::: Information shown
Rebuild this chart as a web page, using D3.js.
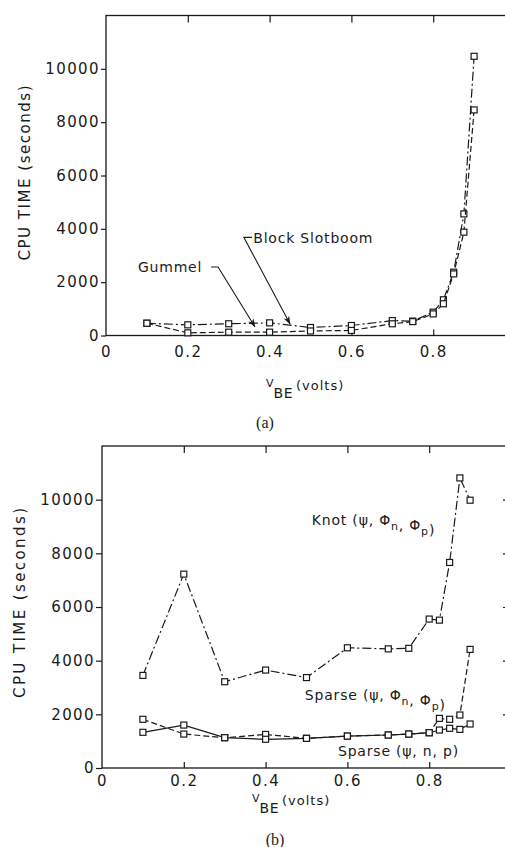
<!DOCTYPE html>
<html>
<head>
<meta charset="utf-8">
<script src="https://cdn.jsdelivr.net/npm/d3@7"></script>
<style>
  body { margin: 0; background: #fff; }
  svg text { fill: #1a1a1a; }
</style>
</head>
<body>
<svg id="chart" width="505" height="847"></svg>
<script>
// V_BE sample points (volts)
const vbe = [0.1, 0.2, 0.3, 0.4, 0.5, 0.6, 0.7, 0.75, 0.8, 0.825, 0.85, 0.875, 0.9];

// (a) CPU time in seconds
const gummel        = [460, 100, 125, 125, 170, 190, 440, 520, 810, 1190, 2310, 3875, 8460];
const blockSlotboom = [460, 400, 440, 475, 300, 375, 560, 540, 875, 1340, 2375, 4560, 10470];

// (b) CPU time in seconds
const knot      = [3450, 7225, 3215, 3650, 3370, 4480, 4440, 4460, 5550, 5510, 7660, 10810, 9980];
const sparsePhi = [1815, 1265, 1130, 1250, 1105, 1190, 1230, 1265, 1315, 1850, 1815, 1975, 4420];
const sparseNP  = [1330, 1600, 1130, 1070, 1105, 1190, 1230, 1265, 1315, 1415, 1480, 1440, 1640];

const yTicks = [0, 2000, 4000, 6000, 8000, 10000];
const xTicks = [0.2, 0.4, 0.6, 0.8];
const xLabels = [0, 0.2, 0.4, 0.6, 0.8];

const DASHDOT = '9,3,2,3';
const DASHED = '6,3';

const svg = d3.select('#chart');

svg.append('defs').append('marker')
    .attr('id', 'arrow')
    .attr('viewBox', '0 0 10 10')
    .attr('refX', 9).attr('refY', 5)
    .attr('markerWidth', 8).attr('markerHeight', 8)
    .attr('orient', 'auto')
  .append('path')
    .attr('d', 'M0,1.5 L10,5 L0,8.5 L3,5 Z')
    .attr('fill', '#1a1a1a');

function drawPanel(p) {
  const x = d3.scaleLinear().domain([0, 1]).range([p.left, p.left + 409]);
  const y = d3.scaleLinear().domain([0, 12000]).range([p.bottom, p.top]);
  const g = svg.append('g');

  // frame
  g.append('rect')
      .attr('x', p.left).attr('y', p.top)
      .attr('width', 409).attr('height', p.bottom - p.top)
      .attr('fill', 'none').attr('stroke', '#1a1a1a').attr('stroke-width', 1.3);

  const styleAxis = a => {
    a.select('.domain').remove();
    a.selectAll('line').attr('stroke', '#1a1a1a').attr('stroke-width', 1.2);
    a.selectAll('text')
        .attr('font-family', '"DejaVu Sans", sans-serif')
        .attr('font-size', 15)
        .attr('letter-spacing', 1.4);
  };

  g.append('g')
      .attr('transform', `translate(${p.left},0)`)
      .call(d3.axisLeft(y).tickValues(yTicks).tickSize(p.ytick).tickPadding(1).tickFormat(d3.format('d')))
      .call(styleAxis);

  g.append('g')
      .attr('transform', `translate(0,${p.bottom})`)
      .call(d3.axisBottom(x).tickValues(xLabels).tickSize(-6).tickPadding(p.xpad).tickFormat(d => d))
      .call(styleAxis)
      .call(a => a.selectAll('.tick').filter(d => d === 0).select('line').remove());

  g.append('g')
      .attr('transform', `translate(0,${p.top})`)
      .call(d3.axisTop(x).tickValues(xTicks).tickSize(-7).tickFormat(''))
      .call(styleAxis);

  g.append('g')
      .attr('transform', `translate(${p.left + 409},0)`)
      .call(d3.axisRight(y).tickValues(yTicks.slice(1)).tickSize(-8).tickFormat(''))
      .call(styleAxis);

  // series
  const line = d3.line().x((d, i) => x(vbe[i])).y(d => y(d));
  p.series.forEach(s => {
    g.append('path')
        .attr('d', line(s.values))
        .attr('fill', 'none')
        .attr('stroke', '#1a1a1a')
        .attr('stroke-width', 1.2)
        .attr('stroke-dasharray', s.dash);
    g.selectAll(null)
      .data(s.values)
      .join('rect')
        .attr('x', (d, i) => x(vbe[i]) - 3)
        .attr('y', d => y(d) - 3)
        .attr('width', 6).attr('height', 6)
        .attr('fill', '#fff')
        .attr('stroke', '#1a1a1a')
        .attr('stroke-width', 1.2);
  });

  // y title
  g.append('text')
      .attr('transform', `translate(${p.ytitleX},${p.ytitleY}) rotate(-90)`)
      .attr('text-anchor', 'middle')
      .attr('font-family', '"DejaVu Sans", sans-serif')
      .attr('font-size', 15)
      .attr('textLength', p.ytitleLen)
      .attr('lengthAdjust', 'spacing')
      .text('CPU TIME (seconds)');

  // x title: V_BE (volts), V sits above the BE subscript
  const xt = g.append('text')
      .attr('x', p.vX).attr('y', p.vY)
      .attr('font-family', '"DejaVu Sans", sans-serif');
  xt.append('tspan').attr('font-size', 11).text('V');
  xt.append('tspan').attr('dx', 0).attr('dy', 11).attr('font-size', 14).attr('letter-spacing', 0.5).text('BE');
  xt.append('tspan').attr('dx', 3).attr('dy', -8).attr('font-size', 13).attr('letter-spacing', 1).text('(volts)');

  // caption
  g.append('text')
      .attr('x', p.capX).attr('y', p.capY)
      .attr('text-anchor', 'middle')
      .attr('font-family', '"Liberation Serif", serif')
      .attr('font-size', 16)
      .text(p.caption);

  // labels
  p.labels.forEach(l => {
    const t = g.append('text')
        .attr('x', x(l.x)).attr('y', y(l.y))
        .attr('font-family', '"DejaVu Sans", sans-serif')
        .attr('font-size', 14)
        .attr('letter-spacing', 0.8);
    l.parts.forEach(part => {
      if (part.sub) {
        t.append('tspan').attr('dy', 5).attr('font-size', 11).text(part.sub);
        t.append('tspan').attr('dy', -5).text('');
      } else {
        t.append('tspan').text(part.t);
      }
    });
  });

  // arrows
  (p.arrows || []).forEach(a => {
    g.append('path')
        .attr('d', d3.line().x(d => x(d[0])).y(d => y(d[1]))(a))
        .attr('fill', 'none')
        .attr('stroke', '#1a1a1a')
        .attr('stroke-width', 1.1)
        .attr('marker-end', 'url(#arrow)');
  });
}

drawPanel({
  left: 106, top: 15.5, bottom: 335.5, ytick: 5, xpad: 11,
  ytitleX: 30, ytitleY: 173, ytitleLen: 175,
  vX: 266, vY: 387,
  capX: 265, capY: 428, caption: '(a)',
  series: [
    { values: blockSlotboom, dash: DASHDOT },
    { values: gummel, dash: DASHED }
  ],
  labels: [
    { x: 0.078, y: 2380, parts: [{ t: 'Gummel' }] },
    { x: 0.36, y: 3470, parts: [{ t: 'Block Slotboom' }] }
  ],
  arrows: [
    [[0.257, 2570], [0.274, 2570], [0.364, 330]],
    [[0.357, 3680], [0.337, 3680], [0.45, 430]]
  ]
});

drawPanel({
  left: 102, top: 446, bottom: 768, ytick: 6, xpad: 7,
  ytitleX: 25, ytitleY: 603, ytitleLen: 190,
  vX: 252, vY: 802,
  capX: 275, capY: 845, caption: '(b)',
  series: [
    { values: knot, dash: DASHDOT },
    { values: sparsePhi, dash: DASHED },
    { values: sparseNP, dash: null }
  ],
  labels: [
    { x: 0.513, y: 9050, parts: [{ t: 'Knot (ψ, Φ' }, { sub: 'n' }, { t: ', Φ' }, { sub: 'p' }, { t: ')' }] },
    { x: 0.496, y: 2530, parts: [{ t: 'Sparse (ψ, Φ' }, { sub: 'n' }, { t: ', Φ' }, { sub: 'p' }, { t: ')' }] },
    { x: 0.577, y: 445, parts: [{ t: 'Sparse (ψ, n, p)' }] }
  ]
});
</script>
</body>
</html>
::::::
» What is asked
Give the material again exactly as it is, but keep the pictures out.

» Output of the exercise
Rebuild this chart as a web page, using D3.js.
<!DOCTYPE html>
<html>
<head>
<meta charset="utf-8">
<script src="https://cdn.jsdelivr.net/npm/d3@7"></script>
<style>
  body { margin: 0; background: #fff; }
  svg text { fill: #1a1a1a; }
</style>
</head>
<body>
<svg id="chart" width="505" height="847"></svg>
<script>
// V_BE sample points (volts)
const vbe = [0.1, 0.2, 0.3, 0.4, 0.5, 0.6, 0.7, 0.75, 0.8, 0.825, 0.85, 0.875, 0.9];

// (a) CPU time in seconds
const gummel        = [460, 100, 125, 125, 170, 190, 440, 520, 810, 1190, 2310, 3875, 8460];
const blockSlotboom = [460, 400, 440, 475, 300, 375, 560, 540, 875, 1340, 2375, 4560, 10470];

// (b) CPU time in seconds
const knot      = [3450, 7225, 3215, 3650, 3370, 4480, 4440, 4460, 5550, 5510, 7660, 10810, 9980];
const sparsePhi = [1815, 1265, 1130, 1250, 1105, 1190, 1230, 1265, 1315, 1850, 1815, 1975, 4420];
const sparseNP  = [1330, 1600, 1130, 1070, 1105, 1190, 1230, 1265, 1315, 1415, 1480, 1440, 1640];

const yTicks = [0, 2000, 4000, 6000, 8000, 10000];
const xTicks = [0.2, 0.4, 0.6, 0.8];
const xLabels = [0, 0.2, 0.4, 0.6, 0.8];

const DASHDOT = '9,3,2,3';
const DASHED = '6,3';

const svg = d3.select('#chart');

svg.append('defs').append('marker')
    .attr('id', 'arrow')
    .attr('viewBox', '0 0 10 10')
    .attr('refX', 9).attr('refY', 5)
    .attr('markerWidth', 8).attr('markerHeight', 8)
    .attr('orient', 'auto')
  .append('path')
    .attr('d', 'M0,1.5 L10,5 L0,8.5 L3,5 Z')
    .attr('fill', '#1a1a1a');

function drawPanel(p) {
  const x = d3.scaleLinear().domain([0, 1]).range([p.left, p.left + 409]);
  const y = d3.scaleLinear().domain([0, 12000]).range([p.bottom, p.top]);
  const g = svg.append('g');

  // frame
  g.append('rect')
      .attr('x', p.left).attr('y', p.top)
      .attr('width', 409).attr('height', p.bottom - p.top)
      .attr('fill', 'none').attr('stroke', '#1a1a1a').attr('stroke-width', 1.3);

  const styleAxis = a => {
    a.select('.domain').remove();
    a.selectAll('line').attr('stroke', '#1a1a1a').attr('stroke-width', 1.2);
    a.selectAll('text')
        .attr('font-family', '"DejaVu Sans", sans-serif')
        .attr('font-size', 15)
        .attr('letter-spacing', 1.4);
  };

  g.append('g')
      .attr('transform', `translate(${p.left},0)`)
      .call(d3.axisLeft(y).tickValues(yTicks).tickSize(p.ytick).tickPadding(1).tickFormat(d3.format('d')))
      .call(styleAxis);

  g.append('g')
      .attr('transform', `translate(0,${p.bottom})`)
      .call(d3.axisBottom(x).tickValues(xLabels).tickSize(-6).tickPadding(p.xpad).tickFormat(d => d))
      .call(styleAxis)
      .call(a => a.selectAll('.tick').filter(d => d === 0).select('line').remove());

  g.append('g')
      .attr('transform', `translate(0,${p.top})`)
      .call(d3.axisTop(x).tickValues(xTicks).tickSize(-7).tickFormat(''))
      .call(styleAxis);

  g.append('g')
      .attr('transform', `translate(${p.left + 409},0)`)
      .call(d3.axisRight(y).tickValues(yTicks.slice(1)).tickSize(-8).tickFormat(''))
      .call(styleAxis);

  // series
  const line = d3.line().x((d, i) => x(vbe[i])).y(d => y(d));
  p.series.forEach(s => {
    g.append('path')
        .attr('d', line(s.values))
        .attr('fill', 'none')
        .attr('stroke', '#1a1a1a')
        .attr('stroke-width', 1.2)
        .attr('stroke-dasharray', s.dash);
    g.selectAll(null)
      .data(s.values)
      .join('rect')
        .attr('x', (d, i) => x(vbe[i]) - 3)
        .attr('y', d => y(d) - 3)
        .attr('width', 6).attr('height', 6)
        .attr('fill', '#fff')
        .attr('stroke', '#1a1a1a')
        .attr('stroke-width', 1.2);
  });

  // y title
  g.append('text')
      .attr('transform', `translate(${p.ytitleX},${p.ytitleY}) rotate(-90)`)
      .attr('text-anchor', 'middle')
      .attr('font-family', '"DejaVu Sans", sans-serif')
      .attr('font-size', 15)
      .attr('textLength', p.ytitleLen)
      .attr('lengthAdjust', 'spacing')
      .text('CPU TIME (seconds)');

  // x title: V_BE (volts), V sits above the BE subscript
  const xt = g.append('text')
      .attr('x', p.vX).attr('y', p.vY)
      .attr('font-family', '"DejaVu Sans", sans-serif');
  xt.append('tspan').attr('font-size', 11).text('V');
  xt.append('tspan').attr('dx', 0).attr('dy', 11).attr('font-size', 14).attr('letter-spacing', 0.5).text('BE');
  xt.append('tspan').attr('dx', 3).attr('dy', -8).attr('font-size', 13).attr('letter-spacing', 1).text('(volts)');

  // caption
  g.append('text')
      .attr('x', p.capX).attr('y', p.capY)
      .attr('text-anchor', 'middle')
      .attr('font-family', '"Liberation Serif", serif')
      .attr('font-size', 16)
      .text(p.caption);

  // labels
  p.labels.forEach(l => {
    const t = g.append('text')
        .attr('x', x(l.x)).attr('y', y(l.y))
        .attr('font-family', '"DejaVu Sans", sans-serif')
        .attr('font-size', 14)
        .attr('letter-spacing', 0.8);
    l.parts.forEach(part => {
      if (part.sub) {
        t.append('tspan').attr('dy', 5).attr('font-size', 11).text(part.sub);
        t.append('tspan').attr('dy', -5).text('');
      } else {
        t.append('tspan').text(part.t);
      }
    });
  });

  // arrows
  (p.arrows || []).forEach(a => {
    g.append('path')
        .attr('d', d3.line().x(d => x(d[0])).y(d => y(d[1]))(a))
        .attr('fill', 'none')
        .attr('stroke', '#1a1a1a')
        .attr('stroke-width', 1.1)
        .attr('marker-end', 'url(#arrow)');
  });
}

drawPanel({
  left: 106, top: 15.5, bottom: 335.5, ytick: 5, xpad: 11,
  ytitleX: 30, ytitleY: 173, ytitleLen: 175,
  vX: 266, vY: 387,
  capX: 265, capY: 428, caption: '(a)',
  series: [
    { values: blockSlotboom, dash: DASHDOT },
    { values: gummel, dash: DASHED }
  ],
  labels: [
    { x: 0.078, y: 2380, parts: [{ t: 'Gummel' }] },
    { x: 0.36, y: 3470, parts: [{ t: 'Block Slotboom' }] }
  ],
  arrows: [
    [[0.257, 2570], [0.274, 2570], [0.364, 330]],
    [[0.357, 3680], [0.337, 3680], [0.45, 430]]
  ]
});

drawPanel({
  left: 102, top: 446, bottom: 768, ytick: 6, xpad: 7,
  ytitleX: 25, ytitleY: 603, ytitleLen: 190,
  vX: 252, vY: 802,
  capX: 275, capY: 845, caption: '(b)',
  series: [
    { values: knot, dash: DASHDOT },
    { values: sparsePhi, dash: DASHED },
    { values: sparseNP, dash: null }
  ],
  labels: [
    { x: 0.513, y: 9050, parts: [{ t: 'Knot (ψ, Φ' }, { sub: 'n' }, { t: ', Φ' }, { sub: 'p' }, { t: ')' }] },
    { x: 0.496, y: 2530, parts: [{ t: 'Sparse (ψ, Φ' }, { sub: 'n' }, { t: ', Φ' }, { sub: 'p' }, { t: ')' }] },
    { x: 0.577, y: 445, parts: [{ t: 'Sparse (ψ, n, p)' }] }
  ]
});
</script>
</body>
</html>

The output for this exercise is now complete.